Gervaise struggles to keep house and home together, but series of mistakes due to her pride drive her into unredeemable failures that made things deteriorate fast for her. What bit her husband seems to bite her too as she becomes lazy and in her bid to keep up with the Joneses, she throws money away on feasts, and incurs debts.
Things get from bad to worse when Latier who spends his life abandoning one woman after another, returns, and is surprisingly welcomed by Coupeau who seems clearly to have lost interest in both his wife and in life itself. Coupeau falls ill and ends life in a madhouse. At this juncture, life becomes really chaotic as Latier sponges on Gervaise causing her to give up her laundry. Gervaise loses her laundry shop. She goes further into debt and despair. The only solace now for Gervaise becomes alcohol. She reaches out to it, and becomes overwhelmed by it.
For Nana, their daughter, this becomes the final straw. She has been suffering the onslaught at home, now, she runs away from home to become a prostitute.
Other characters in the story whose lifestyles are well etched into the dreary narrative, fair not better; one of them being a young blacksmith named Goujet, who is in love with Gervaise. He gives Gervaise money to start a laundry business, but is never paid, and never consummate that love. L’Assommoir characters are full of their own depravity and eccentricity.
Debt, hunger and alcohol finally drive Gervaise and her husband, Coupeau, to death in their hovel of a home for Gervaise; in the sanatorium for Coupeau. In the case of Gervaise, she dies under the stairs, and nobody notices for two days before being discovered by her scornful neighbours!
L’Assommoir is a French word that has to do with drinking. The closest translation in English should be ‘hammered’ or ‘plastered’, an equivalent of what could be ‘stoned’ for drug use.
The language of L’Assommoir is salacious.
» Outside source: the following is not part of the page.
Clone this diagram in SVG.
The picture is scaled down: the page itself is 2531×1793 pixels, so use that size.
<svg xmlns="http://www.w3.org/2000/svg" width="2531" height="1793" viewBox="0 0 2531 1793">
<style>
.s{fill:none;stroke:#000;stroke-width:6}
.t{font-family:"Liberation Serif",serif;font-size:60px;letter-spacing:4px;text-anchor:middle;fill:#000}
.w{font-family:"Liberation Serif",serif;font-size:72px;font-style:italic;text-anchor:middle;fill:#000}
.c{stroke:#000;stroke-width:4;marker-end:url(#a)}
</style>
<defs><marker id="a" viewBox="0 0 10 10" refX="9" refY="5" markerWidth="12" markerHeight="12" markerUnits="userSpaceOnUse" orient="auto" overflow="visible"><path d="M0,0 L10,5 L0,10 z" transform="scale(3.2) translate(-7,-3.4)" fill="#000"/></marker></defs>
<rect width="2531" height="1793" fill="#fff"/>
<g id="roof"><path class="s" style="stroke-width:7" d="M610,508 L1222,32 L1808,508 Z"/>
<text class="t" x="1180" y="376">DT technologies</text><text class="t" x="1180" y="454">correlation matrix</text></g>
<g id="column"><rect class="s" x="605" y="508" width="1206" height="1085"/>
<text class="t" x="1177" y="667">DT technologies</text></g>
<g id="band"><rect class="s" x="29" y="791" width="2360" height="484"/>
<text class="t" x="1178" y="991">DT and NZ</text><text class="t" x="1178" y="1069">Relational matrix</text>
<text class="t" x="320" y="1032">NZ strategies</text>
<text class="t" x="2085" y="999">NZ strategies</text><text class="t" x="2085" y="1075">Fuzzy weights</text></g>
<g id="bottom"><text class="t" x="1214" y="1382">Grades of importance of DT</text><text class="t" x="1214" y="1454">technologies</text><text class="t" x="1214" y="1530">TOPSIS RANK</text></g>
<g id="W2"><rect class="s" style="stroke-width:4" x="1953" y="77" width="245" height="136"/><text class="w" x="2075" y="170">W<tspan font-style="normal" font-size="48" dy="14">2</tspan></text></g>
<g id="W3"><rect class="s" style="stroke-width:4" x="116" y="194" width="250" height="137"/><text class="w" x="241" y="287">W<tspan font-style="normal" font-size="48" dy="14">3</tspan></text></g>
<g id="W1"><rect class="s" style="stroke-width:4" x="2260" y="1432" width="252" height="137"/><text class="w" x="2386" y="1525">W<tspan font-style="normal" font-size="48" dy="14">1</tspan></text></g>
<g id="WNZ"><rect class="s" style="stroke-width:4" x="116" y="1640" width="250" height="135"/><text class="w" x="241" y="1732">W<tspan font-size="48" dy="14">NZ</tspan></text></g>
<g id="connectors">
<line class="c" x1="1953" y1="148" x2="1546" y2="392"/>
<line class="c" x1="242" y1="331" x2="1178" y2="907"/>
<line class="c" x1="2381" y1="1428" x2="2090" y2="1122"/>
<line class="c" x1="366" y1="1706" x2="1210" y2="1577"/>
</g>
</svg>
We all know that the lower class tends to use lots of profanity, and when you have a drunken lower class, profane language use becomes superlative. So language use in the novel is appropriate. Zola’s critics condemned the novel as being too coarse and vulgar, but that’s the life of the lower class – coarse and vulgar – they also condemned his portrayal of the working people as indolent drunks as misrepresentation.
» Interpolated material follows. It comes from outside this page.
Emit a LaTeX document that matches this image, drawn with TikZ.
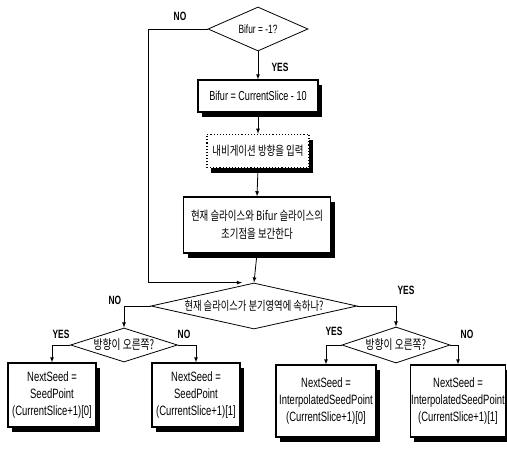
\documentclass[tikz,border=0pt]{standalone}
\usepackage{fontspec}
\setmainfont{Liberation Sans}[FakeStretch=0.7]
\newfontfamily\kr{Noto Sans CJK KR}[FakeStretch=0.75]
\usetikzlibrary{shapes.geometric,shadows}
\begin{document}
\begin{tikzpicture}[x=1pt, y=-1pt, line width=0.8pt, >=latex,
    decision/.style={diamond, draw, fill=white, inner sep=0pt},
    process/.style={rectangle, draw, fill=white, align=center, inner sep=1pt, line width=1.1pt,
        drop shadow={shadow xshift=4pt, shadow yshift=-5pt, fill=black, opacity=1}},
    answer/.style={font=\fontsize{12}{14}\selectfont\bfseries},
    krtext/.style={font=\kr\fontsize{12.6}{18}\selectfont},
    seedtext/.style={font=\fontsize{13.5}{17}\selectfont}]
    \useasboundingbox (0,0) rectangle (507,455);
    \node[decision, minimum width=100pt, minimum height=44pt, font=\fontsize{12}{14}\selectfont] (bifurTest) at (258,29) {\makebox[0pt]{Bifur = -1?}};
    \node[process, minimum width=120pt, minimum height=32pt, font=\fontsize{13}{14}\selectfont] (setBifur) at (258,96) {Bifur = CurrentSlice - 10};
    \node[process, dotted, line width=1.4pt, minimum width=102pt, minimum height=33pt, krtext] (navInput) at (258,151) {내비게이션 방향을 입력};
    \node[process, minimum width=147pt, minimum height=56pt, krtext] (interp) at (257,225) {현재 슬라이스와 Bifur 슬라이스의\\초기점을 보간한다};
    \node[decision, minimum width=206pt, minimum height=46pt, font=\kr\fontsize{12.4}{14}\selectfont] (inRegion) at (254,306) {\makebox[0pt]{현재 슬라이스가 분기영역에 속하나?}};
    \node[decision, minimum width=107pt, minimum height=34pt, font=\kr\fontsize{13}{15}\selectfont] (dirLeft) at (124,345) {\makebox[0pt]{방향이 오른쪽?}};
    \node[decision, minimum width=108pt, minimum height=36pt, font=\kr\fontsize{13}{15}\selectfont] (dirRight) at (396,345) {\makebox[0pt]{방향이 오른쪽?}};
    \node[process, minimum width=88pt, minimum height=64pt, seedtext] (seedL0) at (52,395) {NextSeed =\\SeedPoint\\(CurrentSlice+1)[0]};
    \node[process, minimum width=88pt, minimum height=64pt, seedtext] (seedL1) at (196,395) {NextSeed =\\SeedPoint\\(CurrentSlice+1)[1]};
    \node[process, minimum width=100pt, minimum height=72pt, seedtext] (seedR0) at (326,401) {NextSeed =\\InterpolatedSeedPoint\\(CurrentSlice+1)[0]};
    \node[process, minimum width=90pt, minimum height=72pt, seedtext] (seedR1) at (458,401) {NextSeed =\\InterpolatedSeedPoint\\(CurrentSlice+1)[1]};
    \draw[->] (bifurTest.south) -- (setBifur.north);
    \draw[->] (setBifur.south) -- (navInput.north);
    \draw[->] (navInput.south) -- (interp.north);
    \draw[->] (interp.south) -- (inRegion.north);
    \draw[->] (bifurTest.west) -- ++(-59,0) |- ([xshift=-12pt]inRegion.north);
    \draw[->] (inRegion.west) -| (dirLeft.north);
    \draw[->] (inRegion.east) -| (dirRight.north);
    \draw[->] (dirLeft.west) -| (seedL0.north);
    \draw[->] (dirLeft.east) -| (seedL1.north);
    \draw[->] (dirRight.west) -| (seedR0.north);
    \draw[->] (dirRight.east) -| (seedR1.north);
    \node[answer] (noTop) at (180,16) {NO};
    \node[answer] (yesTop) at (280,67) {YES};
    \node[answer, anchor=east] (noRegion) at (125,300) {NO};
    \node[answer] (yesRegion) at (406,290) {YES};
    \node[answer] (yesLeft) at (61,334) {YES};
    \node[answer] (noLeft) at (184,334) {NO};
    \node[answer] (yesRight) at (334,331) {YES};
    \node[answer] (noRight) at (467,334) {NO};
\end{tikzpicture}
\end{document}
This is one of the most realistic novels (describing life as it appears) with the author capturing authentic Parisian streets’ ambiance, argot, slang words, curses, etc. Zola’s detailed descriptions of 19th century Parisian working peoples’ conditions drew a lot of admiration at the time, and even now. Temperance workers across the world applauded the novel as a tract (a pamphlet of lower class lifestyle in Paris at the time) against alcoholism.